Intervention (Hidden)
The intervention is motivated by both theory and practice. The theory benchmark is the canonical sealed-bid bargaining mechanism of Chatterjee and Samuelson (1983), implemented in nonbinding form with veto rights as in Compte and Jehiel (2009). The practical motivation is that real ODR systems vary substantially in whether they allow repeated submissions, whether they use structured recommendations, whether they attempt algorithmic gap-closing when bids are incompatible, and how much they disclose about those rules. The slide deck specifically discusses variation across systems such as PayPal Resolution Center, Smartsettle, Cybersettle, Matterhorn, and Tyler ODR. This experiment is designed to isolate those platform-design features in a controlled setting.
In every round, two participants bargain over 100 points. Each participant privately observes an outside option drawn independently from a uniform distribution between 0 and 100. If no agreement is reached, participant i receives their own outside option v_i. If an agreement is reached, participant i receives the accepted. One point corresponds to £0.02. Participants know their own outside option and the distribution from which outside options are drawn, but not the counterpart’s realization.
The treatment details are as follows.
In Barg, participants bargain directly. Each participant can make up to two simultaneous offers, can revise or cancel offers, and can accept the opponent’s offer. Bargaining ends when one offer is accepted, when a participant exits, or through stochastic breakdown after the first minute.

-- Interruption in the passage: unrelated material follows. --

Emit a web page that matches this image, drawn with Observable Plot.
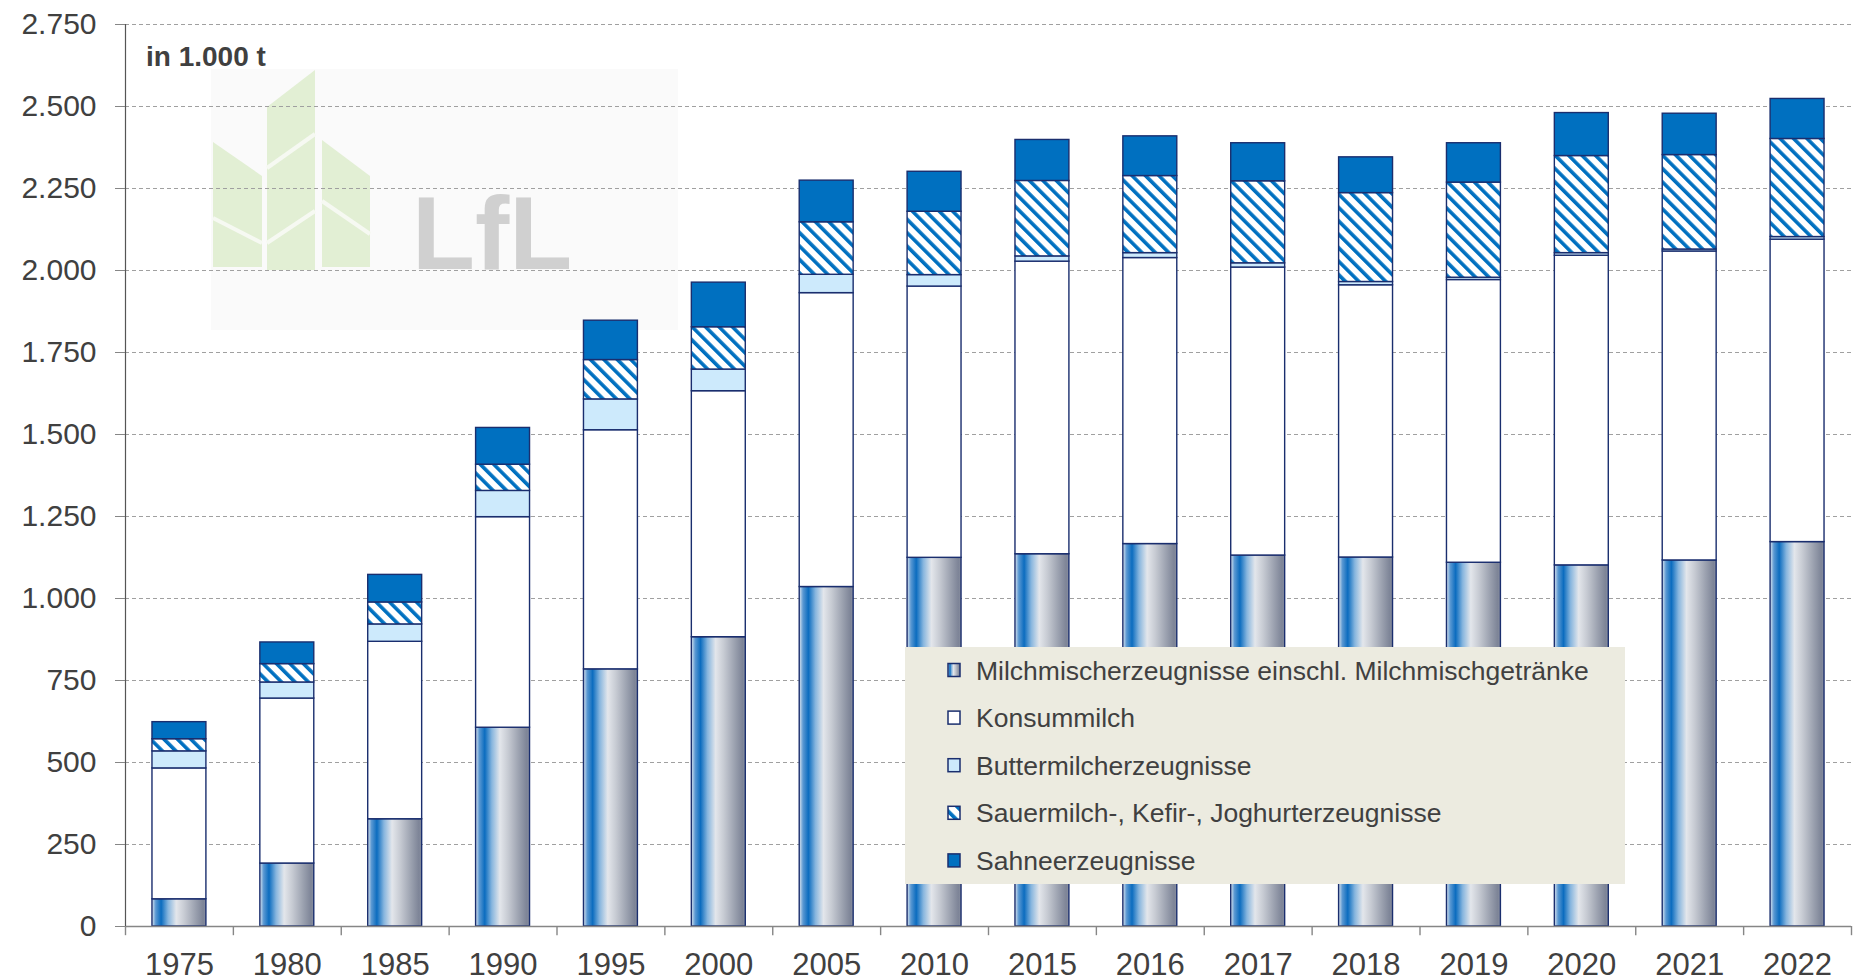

In ODR, each participant submits a request r_i. If r_1+r_2>100, the platform recommends breakdown. If r_1+r_2≤100, the platform recommends x_i=r_i+(100-r_1-r_2)/2. Both participants then simultaneously accept or reject the recommendation.
In SeqODR, the first stage is identical to ODR, but when the initial requests are incompatible, both participants receive one opportunity to revise their requests. The same recommendation rule is then applied to the revised requests.
In AlgODR, the first stage is identical to ODR when requests are jointly feasible. When requests are incompatible, the platform uses a fixed ex ante prediction rule to generate predicted outside options p_i. If p_1+p_2>100, it recommends breakdown. If p_1+p_2≤100, it recommends x_i=p_i+(100-p_1-p_2)/2. The prediction rule will be estimated based on baseline data of ODR treatment by running regression of the outside option on the bid of the participants. Note we will also for riobustness run a second version of treatment, where the algorithm will be trained on intial submissions of AlgODR treatment, to avoid potential effects of selected labels problem.